We get this question often at Equinox Software and we see it on occasion on the Evergreen community mailing lists and in the library blogosphere.

I am a single-branch public library with about 25,000 titles. I’ve looked at the options and I really like Evergreen. But isn’t it simply ‘too big’ for my situation?

It is true Evergreen was built from the ground up to handle the largest of library systems: it’s highly scalable, fault-tolerant (meaning it can sustain hardware failures and keep running), and has capabilities that make it a perfect selection for large libraries and consortia. Those attributes/goals are clearly stated on the open-ils community website.
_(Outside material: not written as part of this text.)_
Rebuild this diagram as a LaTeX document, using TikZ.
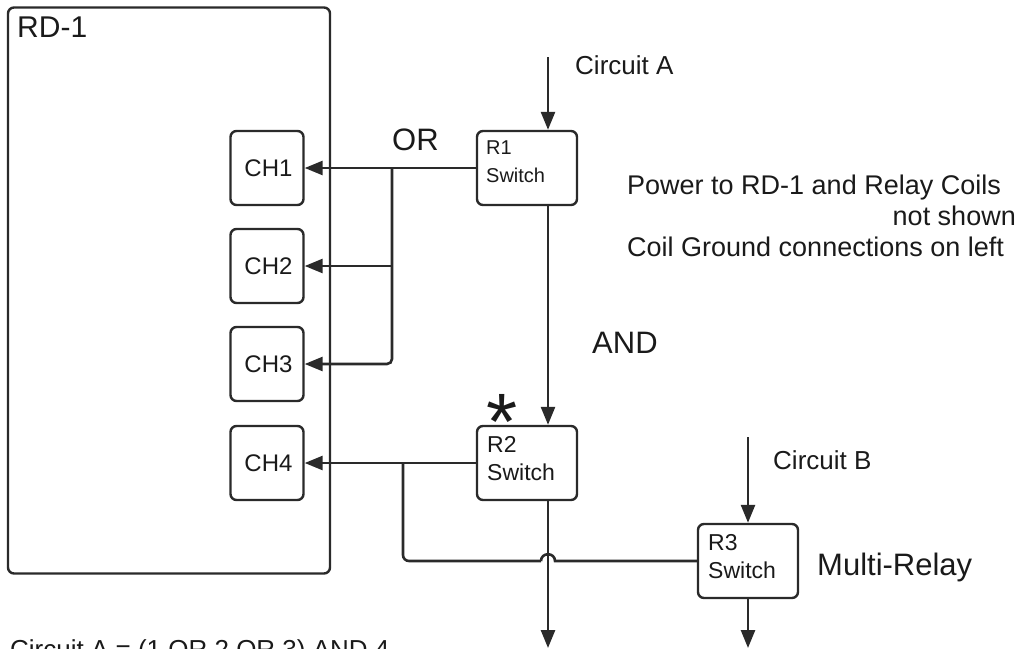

However, it is important to realize this does not mean Evergreen is not a good solution for smaller libraries as well. Evergreen does in fact “scale down” elegantly. We know this because there are developers in our community that run Evergreen on their laptops. That’s right folks–they can run the entire server-side software stack on their laptops. Another example: Bill Erickson, at the last code4lib conference, ran an “Evergreen install in 20 minutes” breakout session in which Evergreen was installed on a laptop.

Evergreen was designed to be able to scale to multiple servers of varying sizes and purposes. But it can also scale to a single server (or laptop) if that’s what the library desires and what makes sense in the cost-to-uptime ratio.

Also, the ability for Evergreen to “scale down” from a functional standpoint is something that’s apparent in Kent County Library’s recent migration announcement. Kent County Library serves a population of approximately 19,500 though a main library and 2 smaller branches. There is more information about the decision to go with Evergreen on the Kent County Library blog.

I hope this information puts the rumor to rest that Evergreen is just for big libraries and consortia. The fact is Evergreen can work quite well in smaller situations.